Controller vs Processor
Anyone who's even remotely familiar with the General Data Protection Regulation (GDPR), the main privacy law in the European Union (EU), will know that the CCPA is significantly influenced by EU law.
The CCPA/CPRA's "business" and "service provider" concepts are substantially similar to the GDPR's concepts of "data controller" and "data processor."
Just as with the GDPR's controllers and processors, crucial distinction between a business and a service provider is this:
- A business "determines the purposes and means of the processing of personal information"
- A service provider "processes personal information on behalf of a business"
The CCPA (CPRA) doesn't explain these terms. For an understanding of this distinction, we can turn to EU law, where these concepts originate.
The chart below will help you understand if your company "determines the processes and means of the processing of personal information," or "processes personal information on behalf of a business."
However, remember that California is not the EU. The Californian courts may interpret these concepts differently.
Consider the following questions in relation to processing personal information for a specific project or business activity, for example, an advertising or lead generation campaign.

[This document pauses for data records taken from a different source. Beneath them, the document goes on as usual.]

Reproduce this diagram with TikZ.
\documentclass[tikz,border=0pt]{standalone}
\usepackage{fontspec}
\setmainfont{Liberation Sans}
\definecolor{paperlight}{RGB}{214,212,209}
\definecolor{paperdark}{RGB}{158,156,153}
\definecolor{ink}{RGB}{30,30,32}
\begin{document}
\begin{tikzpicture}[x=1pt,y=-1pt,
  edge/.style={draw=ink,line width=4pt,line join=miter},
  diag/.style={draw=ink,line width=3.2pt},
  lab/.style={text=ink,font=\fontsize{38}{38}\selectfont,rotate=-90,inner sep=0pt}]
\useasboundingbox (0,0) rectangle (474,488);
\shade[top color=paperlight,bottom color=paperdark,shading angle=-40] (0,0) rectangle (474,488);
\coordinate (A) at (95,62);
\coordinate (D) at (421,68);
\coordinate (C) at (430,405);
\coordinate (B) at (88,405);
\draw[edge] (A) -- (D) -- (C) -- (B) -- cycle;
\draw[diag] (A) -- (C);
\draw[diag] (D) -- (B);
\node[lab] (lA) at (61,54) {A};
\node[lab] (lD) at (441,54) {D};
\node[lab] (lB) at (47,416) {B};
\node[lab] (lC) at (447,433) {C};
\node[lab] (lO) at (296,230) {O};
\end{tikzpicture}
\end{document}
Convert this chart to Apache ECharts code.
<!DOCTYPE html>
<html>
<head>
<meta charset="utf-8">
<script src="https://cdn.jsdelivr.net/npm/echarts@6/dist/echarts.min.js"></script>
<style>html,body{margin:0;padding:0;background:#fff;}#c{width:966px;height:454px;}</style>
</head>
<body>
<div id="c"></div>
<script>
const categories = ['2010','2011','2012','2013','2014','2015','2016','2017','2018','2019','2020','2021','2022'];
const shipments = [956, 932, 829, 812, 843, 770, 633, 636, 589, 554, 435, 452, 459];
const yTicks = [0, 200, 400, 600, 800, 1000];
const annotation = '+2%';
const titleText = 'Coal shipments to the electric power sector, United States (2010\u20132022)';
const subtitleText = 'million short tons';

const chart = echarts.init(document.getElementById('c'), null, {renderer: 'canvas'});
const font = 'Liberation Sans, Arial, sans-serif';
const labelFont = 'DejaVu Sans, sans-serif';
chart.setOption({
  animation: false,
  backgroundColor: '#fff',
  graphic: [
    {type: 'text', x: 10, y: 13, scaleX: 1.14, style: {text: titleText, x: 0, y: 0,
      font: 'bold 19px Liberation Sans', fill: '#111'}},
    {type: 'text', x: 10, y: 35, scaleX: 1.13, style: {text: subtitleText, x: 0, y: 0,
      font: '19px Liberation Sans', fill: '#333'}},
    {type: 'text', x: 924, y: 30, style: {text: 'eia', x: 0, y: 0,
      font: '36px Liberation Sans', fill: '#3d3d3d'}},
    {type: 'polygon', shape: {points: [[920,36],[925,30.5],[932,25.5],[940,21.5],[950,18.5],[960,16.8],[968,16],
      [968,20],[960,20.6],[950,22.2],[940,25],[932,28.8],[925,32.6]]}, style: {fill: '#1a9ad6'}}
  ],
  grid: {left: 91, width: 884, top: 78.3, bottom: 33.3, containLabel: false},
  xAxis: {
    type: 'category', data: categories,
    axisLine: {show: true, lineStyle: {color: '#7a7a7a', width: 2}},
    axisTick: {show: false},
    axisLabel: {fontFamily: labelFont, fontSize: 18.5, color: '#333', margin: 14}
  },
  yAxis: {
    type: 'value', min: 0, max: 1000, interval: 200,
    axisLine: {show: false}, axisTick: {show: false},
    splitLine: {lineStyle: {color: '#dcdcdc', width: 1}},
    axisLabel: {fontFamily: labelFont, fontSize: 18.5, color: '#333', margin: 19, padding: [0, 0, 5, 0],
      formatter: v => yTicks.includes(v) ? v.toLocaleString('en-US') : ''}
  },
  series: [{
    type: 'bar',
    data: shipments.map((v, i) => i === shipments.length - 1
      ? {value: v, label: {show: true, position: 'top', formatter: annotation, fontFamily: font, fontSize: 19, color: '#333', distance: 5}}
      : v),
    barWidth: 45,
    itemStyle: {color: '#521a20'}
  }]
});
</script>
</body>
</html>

|The answers in this column are relevant to determining the purposes and means of the processing of personal information.||The answers in this column are relevant to processing personal information on behalf of a business.|
|Did you decide to process personal information?||Yes||No. We were instructed or to do so by a business|
|Did you decide on the reason or goal of the processing?||Yes||No. The processing is for a business's own purposes|
|Did you decide what types of personal information to process||Yes||No. The business decided|
|Did you decide how to carry out the processing||Yes
No. The other company decided, but we approved its decision
Yes, but the business must approve of these methods
|Will you gain direct benefit from the personal information?||Yes||No, except for the payment we receive for it.|
|Do you have a direct relationship with the consumers whose personal information you are processing?||Yes||No. We only communicate with the business about the processing|
|If the other company told you to stop this project, would you comply?||No. We would find another company to process the personal information of the same consumers||Yes. We would have to find a new client and process different consumers' personal information|
"Processing" is another term from EU law, and refers to any operation performed on personal information.
Can You Be Both a Business and a Service Provider?

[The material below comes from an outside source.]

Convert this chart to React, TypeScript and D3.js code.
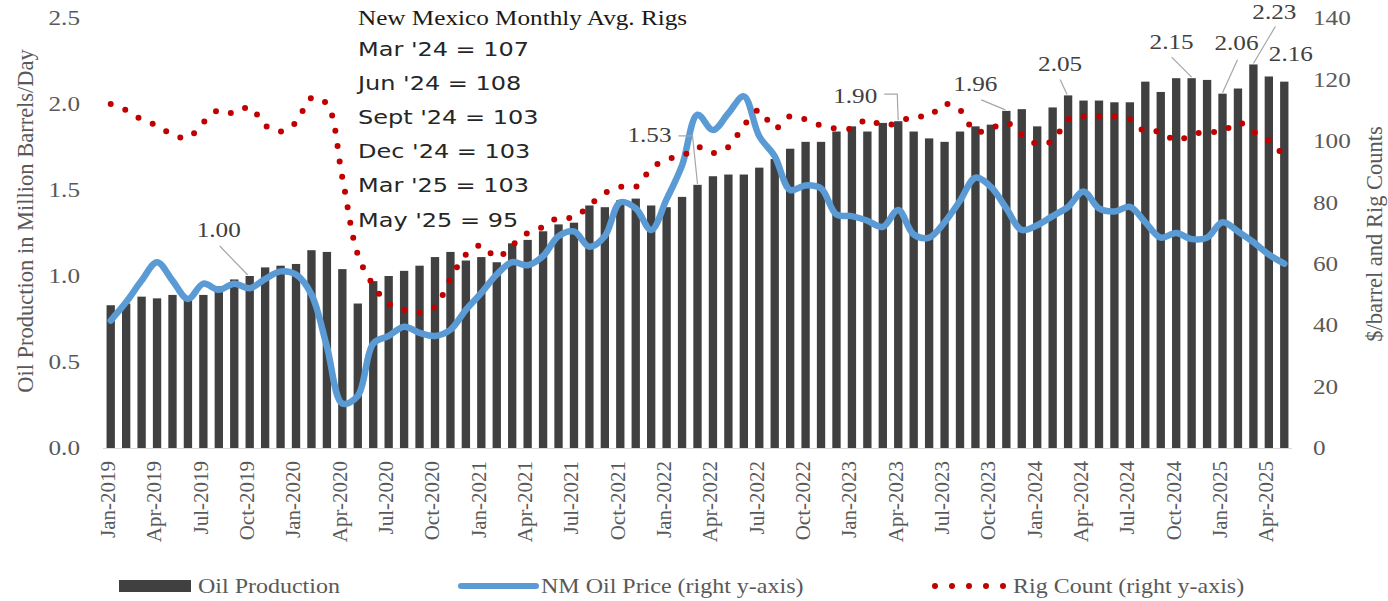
import React from "react";
import * as d3 from "d3";

// ---------- DATA ----------
const monthNames = ["Jan", "Feb", "Mar", "Apr", "May", "Jun", "Jul", "Aug", "Sep", "Oct", "Nov", "Dec"];
const categories: string[] = [];
for (let y = 2019; y <= 2025; y++) {
  for (let m = 0; m < 12; m++) {
    if (y === 2025 && m > 4) break;
    categories.push(`${monthNames[m]}-${y}`);
  }
}

// Oil production, million barrels/day (left axis)
const oilProduction = [
  0.83, 0.84, 0.88, 0.87, 0.89, 0.87, 0.89, 0.94, 0.98, 1.0, 1.05, 1.06,
  1.07, 1.15, 1.14, 1.04, 0.84, 0.97, 1.0, 1.03, 1.06, 1.11, 1.14, 1.09,
  1.11, 1.08, 1.19, 1.21, 1.26, 1.3, 1.31, 1.41, 1.4, 1.44, 1.45, 1.41,
  1.4, 1.46, 1.53, 1.58, 1.59, 1.59, 1.63, 1.68, 1.74, 1.78, 1.78, 1.84,
  1.87, 1.84, 1.89, 1.9, 1.84, 1.8, 1.78, 1.84, 1.87, 1.88, 1.96, 1.97,
  1.87, 1.98, 2.05, 2.02, 2.02, 2.01, 2.01, 2.13, 2.07, 2.15, 2.15, 2.14,
  2.06, 2.09, 2.23, 2.16, 2.13,
];

// NM oil price, $/barrel (right axis)
const oilPrice = [
  41.5, 47.5, 54.5, 60.5, 54.5, 48.5, 53.5, 51.5, 53.5, 52, 55, 57.5,
  56.5, 50, 33, 14.5, 17, 34, 36.5, 39.5, 37.5, 36.5, 38.5, 45,
  50.5, 56.5, 60.5, 59.5, 62.5, 69, 70.5, 65.5, 69, 80, 78, 71,
  81, 92, 108.5, 103.5, 109, 114.5, 101.5, 95, 84, 85.5, 84.5, 76,
  75.5, 74, 72, 77.5, 69.5, 68.5, 73.5, 80.5, 88, 85, 78, 71,
  72.5, 75.5, 78.5, 83.5, 78, 77, 78.5, 73.5, 68.5, 70, 68, 68.5,
  73.5, 70.5, 67, 63, 60,
];

// Rig count (right axis)
const rigCount = [
  112, 110, 107, 105, 102, 101, 106, 110, 109, 111, 105, 103,
  106, 114, 112, 88, 63, 53, 47, 45, 44, 46, 55, 63,
  66, 62, 66, 70, 72, 75, 75, 79, 83, 85, 85, 91,
  94, 95, 98, 96, 98, 105, 110, 104, 108, 107, 105, 104,
  104, 107, 105, 106, 108, 108, 112, 110, 103, 104, 106, 102,
  99, 100, 107, 108, 108, 108, 107, 103, 103, 100, 102, 103,
  103, 106, 103, 100, 95,
];

const leftTicks = [0, 0.5, 1.0, 1.5, 2.0, 2.5];
const rightTicks = [0, 20, 40, 60, 80, 100, 120, 140];

// Bars carrying a data label (month index)
const labelledBars = [9, 38, 51, 58, 62, 70, 72, 74, 75];

// Rig note box
const noteTitle = "New Mexico Monthly Avg. Rigs";
const noteMonths = ["Mar '24", "Jun '24", "Sept '24", "Dec '24", "Mar '25", "May '25"];
const noteIdx = [62, 65, 68, 71, 74, 76];

const legendNames = ["Oil Production", "NM Oil Price (right y-axis)", "Rig Count (right y-axis)"];
const leftTitle = "Oil Production in Million Barrels/Day";
const rightTitle = "$/barrel and Rig Counts";

// ---------- LAYOUT ----------
const W = 1388;
const H = 601;
const M = { left: 103, right: 1292, top: 18, bottom: 448 };
const SX = 1.2; // horizontal stretch of horizontal text
const SERIF = "'Liberation Serif', 'Times New Roman', serif";
const SANS = "'DejaVu Sans', Verdana, sans-serif";
const BAR = "#404040";
const BLUE = "#5B9BD5";
const RED = "#C00000";
const TICK = "#595959";

// label offsets relative to bar top: [dx, dy] label centre; leader points relative
const labelLayout: { d: [number, number]; leader: [number, number][] }[] = [
  { d: [-31, -46], leader: [[-30, -30], [-2, -1]] },
  { d: [-48, -50], leader: [[-19, -49], [-5, -49], [0, -1]] },
  { d: [-43, -26], leader: [[-14, -27], [-1, -27], [0, -1]] },
  { d: [-31, -27], leader: [[-25, -11], [-1, -1]] },
  { d: [-8, -32], leader: [[-8, -16], [-1, -1]] },
  { d: [-20, -37], leader: [[-20, -21], [0, -1]] },
  { d: [14, -51], leader: [[15, -34], [0, -1]] },
  { d: [21, -53], leader: [[22, -38], [0, -1]] },
  { d: [22, -23], leader: [] },
];

function HText(props: {
  x: number; y: number; size: number; family: string; fill: string;
  anchor?: "start" | "middle" | "end"; dy?: string; children: React.ReactNode;
}) {
  const { x, y, size, family, fill, anchor = "start", dy, children } = props;
  return (
    <text
      transform={`translate(${x},${y}) scale(${SX},1)`}
      fontSize={size}
      fontFamily={family}
      fill={fill}
      textAnchor={anchor}
      dy={dy}
    >
      {children}
    </text>
  );
}

export default function App() {
  const x = d3
    .scaleBand<string>()
    .domain(categories)
    .range([M.left, M.right])
    .paddingInner(0.46)
    .paddingOuter(0.23);
  const yL = d3.scaleLinear().domain([0, 2.5]).range([M.bottom, M.top]);
  const yR = d3.scaleLinear().domain([0, 140]).range([M.bottom, M.top]);
  const cx = (i: number) => (x(categories[i]) as number) + x.bandwidth() / 2;

  const lineGen = d3
    .line<number>()
    .x((_, i) => cx(i))
    .y((d) => yR(d))
    .curve(d3.curveCatmullRom.alpha(0.5));

  const priceD = lineGen(oilPrice) || "";
  const rigD = lineGen(rigCount) || "";

  return (
    <div style={{ position: "absolute", left: 0, top: 0, width: W, height: H, background: "#fff" }}>
      <svg width={W} height={H} style={{ display: "block" }}>
        <rect x={0} y={0} width={W} height={H} fill="#fff" />

        {/* bars */}
        {oilProduction.map((v, i) => (
          <rect
            key={i}
            x={x(categories[i])}
            y={yL(v)}
            width={x.bandwidth()}
            height={yL(0) - yL(v)}
            fill={BAR}
          />
        ))}

        {/* baseline */}
        <line x1={M.left} x2={M.right} y1={M.bottom + 0.5} y2={M.bottom + 0.5} stroke="#d9d9d9" strokeWidth={1.2} />

        {/* price line */}
        <path d={priceD} fill="none" stroke={BLUE} strokeWidth={6.5} strokeLinejoin="round" strokeLinecap="round" />

        {/* rig line (dotted) */}
        <path
          d={rigD}
          fill="none"
          stroke={RED}
          strokeWidth={6}
          strokeLinecap="round"
          strokeDasharray="0 15.5"
        />

        {/* left ticks */}
        {leftTicks.map((t) => (
          <HText key={t} x={80} y={yL(t)} dy="0.35em" size={21} family={SERIF} fill={TICK} anchor="end">
            {t.toFixed(1)}
          </HText>
        ))}
        {/* right ticks */}
        {rightTicks.map((t) => (
          <HText key={t} x={1313} y={yR(t)} dy="0.35em" size={21} family={SERIF} fill={TICK} anchor="start">
            {String(t)}
          </HText>
        ))}

        {/* x ticks */}
        {categories.map((c, i) =>
          i % 3 === 0 ? (
            <text
              key={c}
              transform={`translate(${cx(i) - 3},461) rotate(-90)`}
              textAnchor="end"
              dy="0.35em"
              fontSize={21}
              fontFamily={SERIF}
              fill={TICK}
            >
              {c}
            </text>
          ) : null
        )}

        {/* axis titles */}
        <text
          transform="translate(25,221) rotate(-90)"
          textAnchor="middle"
          dy="0.35em"
          fontSize={22.5}
          fontFamily={SERIF}
          fill={TICK}
        >
          {leftTitle}
        </text>
        <text
          transform="translate(1374,234) rotate(-90)"
          textAnchor="middle"
          dy="0.35em"
          fontSize={22.5}
          fontFamily={SERIF}
          fill={TICK}
        >
          {rightTitle}
        </text>

        {/* data labels */}
        {labelledBars.map((bi, k) => {
          const bx = cx(bi);
          const by = yL(oilProduction[bi]);
          const L = labelLayout[k];
          const pts = L.leader.map(([dx, dy]) => [bx + dx, by + dy] as [number, number]);
          return (
            <g key={bi}>
              {pts.length > 1 && (
                <path
                  d={d3.line()(pts) || ""}
                  fill="none"
                  stroke="#a6a6a6"
                  strokeWidth={1.2}
                />
              )}
              <HText x={bx + L.d[0]} y={by + L.d[1]} dy="0.35em" size={21} family={SERIF} fill="#404040" anchor="middle">
                {oilProduction[bi].toFixed(2)}
              </HText>
            </g>
          );
        })}

        {/* note box */}
        <HText x={358} y={25} size={21} family={SERIF} fill="#1a1a1a">
          {noteTitle}
        </HText>
        {noteMonths.map((m, k) => (
          <HText key={m} x={358} y={56 + k * 34.1} size={20} family={SANS} fill="#262626">
            {`${m} = ${rigCount[noteIdx[k]]}`}
          </HText>
        ))}

        {/* legend */}
        <rect x={119} y={580} width={72} height={12} fill={BAR} />
        <HText x={198} y={593} size={20} family={SERIF} fill={TICK}>
          {legendNames[0]}
        </HText>
        <line x1={461} x2={536} y1={586} y2={586} stroke={BLUE} strokeWidth={6} strokeLinecap="round" />
        <HText x={541} y={593} size={20} family={SERIF} fill={TICK}>
          {legendNames[1]}
        </HText>
        <line
          x1={935}
          x2={1004}
          y1={586}
          y2={586}
          stroke={RED}
          strokeWidth={6}
          strokeLinecap="round"
          strokeDasharray="0 17"
        />
        <HText x={1013} y={593} size={20} family={SERIF} fill={TICK}>
          {legendNames[2]}
        </HText>
      </svg>
    </div>
  );
}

It is perfectly possible to be both a business and a service provider, but for the purposes of the CCPA (CPRA), you cannot be both types of company at the same time, and in respect of the same set of personal information.
For example, an email marketing company that has gross annual revenues in excess of $25 million dollars:
- When it collects consumers' personal information and uses it for its own purposes (e.g. conducting its own direct marketing, paying its California-based staff, providing a web or app-based interface for its clients), the company is acting as a business
- When it receives consumers' personal information from a business and processes it for the purposes of that business, the company is acting as a service provider
It is important to understand and differentiate between your obligations as a business and as a service provider.
Are You a Subcontractor?
Service providers normally receive personal information directly from a business. However, it is also possible for a service provider to receive personal information from another service provider.
When disclosing personal information to another service provider, a service provider is bound by the same conditions as a business.
This means that, In such a scenario, the first service provider must put in a place a service provider contract that prevents the second service provider from using, retaining, or disclosing the personal information for any purposes other than those specified in the contract.
Under the CCPA (CPRA), the responsibilities of a subcontracting service provider are identical to those of a "regular" service provider.